A good accountant can be worth their weight in gold to SMEs because the simple fact is accountants see things business owners do not. 

A study into the cause of business failures in Australia illustrates the point. 

The study asked more than 1000 business owners and 250 accountants why most businesses failed. 

Business owners overwhelmingly said it was an “inability to manage costs”. Accountants, on the other hand, said “bad business models” doomed most enterprises from the beginning. 

The lesson here, according to the study’s authors, is that what business owners perceive as unforeseeable spiralling costs were actually caused by flaws in a business model.  

For example, owners may have prioritised products or service with low margins at the expense of more profitable lines. 

Business owners often find it hard to analyse their operations objectively.
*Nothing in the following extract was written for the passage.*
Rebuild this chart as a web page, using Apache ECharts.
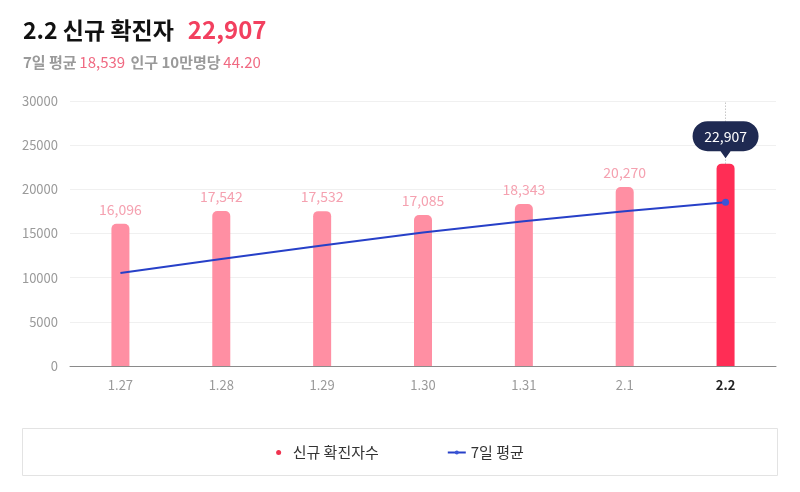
<!DOCTYPE html>
<html><head><meta charset="utf-8">
<script src="https://cdn.jsdelivr.net/npm/echarts@6/dist/echarts.min.js"></script>
<style>html,body{margin:0;padding:0;background:#fff}#c{width:800px;height:492px}</style>
</head><body><div id="c"></div>
<script>
const categories = ['1.27','1.28','1.29','1.30','1.31','2.1','2.2'];
const newCases = [16096, 17542, 17532, 17085, 18343, 20270, 22907];
const avg7 = [10530, 12120, 13630, 15110, 16390, 17530, 18539];
const yTicks = [0, 5000, 10000, 15000, 20000, 25000, 30000];
const titleDate = '2.2';
const titleTotal = '22,907';
const avgText = '18,539';
const per100k = '44.20';

const FONT = '"Noto Sans CJK KR", "Noto Sans", sans-serif';
const last = categories.length - 1;
const fmt = v => v.toLocaleString('en-US');

const chart = echarts.init(document.getElementById('c'));
chart.setOption({
  animation: false,
  textStyle: { fontFamily: FONT },
  title: {
    left: 18, top: 13,
    text: '{a|' + titleDate + ' 신규 확진자}{b|' + titleTotal + '}',
    subtext: '{g|7일 평균} {p|' + avgText + '}  {g|인구 10만명당} {p|' + per100k + '}',
    itemGap: 13,
    textStyle: { rich: {
      a: { fontSize: 23, fontWeight: 'bold', color: '#111', fontFamily: FONT },
      b: { fontSize: 24, fontWeight: 'bold', color: '#f2405f', fontFamily: FONT, padding: [0, 0, 0, 14] }
    } },
    subtextStyle: { rich: {
      g: { fontSize: 15, fontWeight: 'bold', color: '#9a9a9a', fontFamily: FONT },
      p: { fontSize: 15, color: '#f06a82', fontFamily: FONT }
    } }
  },
  grid: { left: 70, right: 24, top: 101, bottom: 126 },
  legend: {
    top: 440, left: 'center', itemGap: 68,
    itemWidth: 18, itemHeight: 5,
    textStyle: { fontSize: 15, color: '#333', fontFamily: FONT },
    data: [
      { name: '신규 확진자수', icon: 'circle', itemStyle: { color: '#f0324f' } },
      { name: '7일 평균' }
    ]
  },
  graphic: [{
    type: 'rect', left: 20, top: 426, silent: true,
    shape: { width: 755, height: 47 },
    style: { fill: 'none', stroke: '#e3e3e3', lineWidth: 1 }
  }],
  xAxis: {
    type: 'category', data: categories,
    axisTick: { show: false },
    axisLine: { lineStyle: { color: '#8a8a8a' } },
    axisLabel: {
      margin: 13, fontSize: 13, color: '#9a9a9a', fontFamily: FONT,
      formatter: (v, i) => i === last ? '{b|' + v + '}' : v,
      rich: { b: { fontWeight: 'bold', color: '#222', fontSize: 13, fontFamily: FONT } }
    }
  },
  yAxis: {
    type: 'value', min: yTicks[0], max: yTicks[yTicks.length - 1], interval: yTicks[1] - yTicks[0],
    axisLine: { show: false }, axisTick: { show: false },
    axisLabel: { margin: 12, fontSize: 13, color: '#9a9a9a', fontFamily: FONT, formatter: v => String(v) },
    splitLine: { lineStyle: { color: '#f0f0f0' } }
  },
  series: [{
    name: '신규 확진자수', type: 'bar', barWidth: 18,
    itemStyle: { color: '#ff8fa3', borderRadius: [5, 5, 0, 0] },
    data: newCases.map((v, i) => i === last
      ? { value: v, itemStyle: { color: '#ff2d55' }, label: { show: false } }
      : v),
    label: {
      show: true, position: 'top', distance: 7, fontSize: 14, color: '#f5a1b0', fontFamily: FONT,
      formatter: p => fmt(p.value)
    },
    markLine: {
      silent: true, symbol: 'none', animation: false,
      lineStyle: { type: [1, 2], color: '#aaa', width: 1 },
      label: { show: false },
      data: [[ { coord: [categories[last], newCases[last]] }, { coord: [categories[last], yTicks[yTicks.length - 1]] } ]]
    },
    markPoint: {
      silent: true, animation: false,
      symbol: 'path://M15,0 H51 A15,15 0 0 1 51,30 H38 L33,37 L28,30 H15 A15,15 0 0 1 15,0 Z',
      symbolSize: [66, 37], symbolKeepAspect: false,
      symbolOffset: [0, -24],
      itemStyle: { color: '#1f2a52' },
      label: { show: true, position: 'inside', offset: [0, -3], color: '#fff', fontSize: 14, fontFamily: FONT,
        formatter: p => fmt(p.value) },
      data: [{ coord: [categories[last], newCases[last]], value: newCases[last] }]
    }
  }, {
    name: '7일 평균', type: 'line', z: 5,
    color: '#2740c8',
    symbol: 'circle', symbolSize: 7, showSymbol: true,
    lineStyle: { width: 2, color: '#2740c8' },
    itemStyle: { color: '#3a55d6' },
    data: avg7.map((v, i) => i === last ? { value: v } : { value: v, symbol: 'none' })
  }]
});
</script></body></html>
And that’s where a great accountant comes to the fore – to point out practices eroding your profits and direct you towards new opportunities.  

Your accountant is a key part of your business, so don’t be afraid to treat it like hiring a new staff member, says KPMG Perth partner Bruce Sinclair.  
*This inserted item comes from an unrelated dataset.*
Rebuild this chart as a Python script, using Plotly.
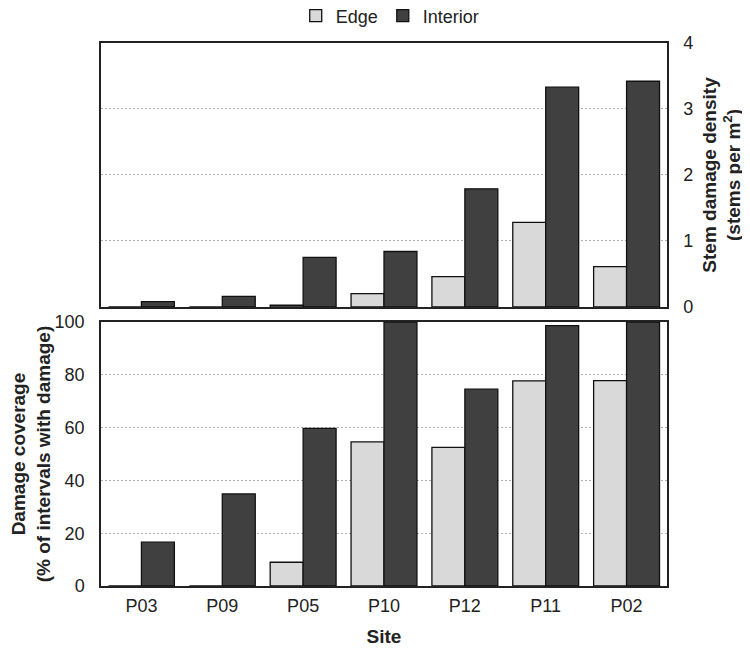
import plotly.graph_objects as go
from plotly.subplots import make_subplots

sites = ["P03", "P09", "P05", "P10", "P12", "P11", "P02"]
density_edge = [0, 0, 0.025, 0.20, 0.46, 1.28, 0.61]
density_interior = [0.08, 0.16, 0.75, 0.84, 1.79, 3.33, 3.42]
coverage_edge = [0, 0, 9.0, 54.6, 52.5, 77.7, 77.8]
coverage_interior = [16.6, 34.9, 59.7, 100, 74.6, 98.7, 100]

EDGE_C = "#d9d9d9"
INT_C = "#404040"
FONT = "Liberation Sans, Arial, sans-serif"

fig = make_subplots(rows=2, cols=1, shared_xaxes=True, vertical_spacing=0.028)

line = dict(color="#111111", width=1.3)
fig.add_trace(go.Bar(x=sites, y=density_edge, name="Edge", marker=dict(color=EDGE_C, line=line),
                     legendgroup="e", showlegend=True), row=1, col=1)
fig.add_trace(go.Bar(x=sites, y=density_interior, name="Interior", marker=dict(color=INT_C, line=line),
                     legendgroup="i", showlegend=True), row=1, col=1)
fig.add_trace(go.Bar(x=sites, y=coverage_edge, name="Edge", marker=dict(color=EDGE_C, line=line),
                     legendgroup="e", showlegend=False), row=2, col=1)
fig.add_trace(go.Bar(x=sites, y=coverage_interior, name="Interior", marker=dict(color=INT_C, line=line),
                     legendgroup="i", showlegend=False), row=2, col=1)

axis_common = dict(showline=True, linecolor="#222222", linewidth=1.5, mirror=True,
                   ticks="", zeroline=False, automargin=False)

fig.update_layout(
    width=750, height=660,
    margin=dict(l=93, r=91, t=35, b=82, autoexpand=False),
    plot_bgcolor="white", paper_bgcolor="white",
    barmode="group", bargap=0.185, bargroupgap=0,
    font=dict(family=FONT, size=18, color="#222222"),
    legend=dict(orientation="h", x=0.511, xanchor="center", y=1.05, yanchor="middle",
                yref="paper", font=dict(size=18), traceorder="normal",
                tracegroupgap=0, bgcolor="rgba(0,0,0,0)", itemwidth=30),
)

fig.update_xaxes(**axis_common, showgrid=False)
fig.update_xaxes(showticklabels=False, row=1, col=1)
fig.update_xaxes(title=dict(text="<b>Site</b>", font=dict(size=19), standoff=14),
                 tickfont=dict(size=18), ticklabelstandoff=3, row=2, col=1)

fig.update_yaxes(**axis_common, showgrid=True, gridcolor="#b0b0b0", griddash="2px,2px", gridwidth=1)
fig.update_yaxes(range=[0, 4], dtick=1, side="right", tickfont=dict(size=18), ticklabelstandoff=11,
                 title=dict(text="<b>Stem damage density<br>(stems per m<sup>2</sup>)</b>",
                            font=dict(size=19), standoff=10),
                 row=1, col=1)
fig.update_yaxes(range=[0, 100], dtick=20, tickfont=dict(size=18), ticklabelstandoff=11,
                 title=dict(text="<b>Damage coverage<br>(% of intervals with damage)</b>",
                            font=dict(size=19), standoff=17),
                 row=2, col=1)

fig.layout.yaxis.domain = [0.514, 1.0]
fig.layout.yaxis2.domain = [0.0, 0.486]

fig.write_html("out.html")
Ask around your personal and professional networks for recommendations then book meetings with several accountants. 

“Don’t be afraid to be sceptical and ask questions,” Sinclair says, reeling off a list of queries such as: “If you were running my business, what would you be doing differently? What sort of initiatives would you implement? Where would you be investing resources? What do you see happening in the market I’m playing in for the next two to five years?’’ 

Sinclair says most accountants offer SMEs obligation free consultations.  

“Look for some honesty in that initial conversation about their experience and how they can add value,” he says. 

Also, be clear on costs and what level of service you can expect. KPMG generally operates on a model of monthly contact, with more in-depth quarterly reviews. 

Most importantly, you need to match your needs to your accountant’s skill sets, Sinclair says. If you are a micro-business with no designs on expansion, you may just need someone to handle compliance and end-of-year financials.  

But if you’re aiming to expand, you need a growth-oriented accountant.  

In that instance, paying for expert guidance is best viewed as an investment rather than cost. Things such as getting your business structure right at the outset can save thousands.  

Business owners should also think about how they can help their accountant. Keeping your records up-to-date means they won’t need to waste time (and your money) on data entry, giving you more bang for your buck. 

A good accountant can be worth their weight in gold to SMEs because the simple fact is accountants see things business owners do not.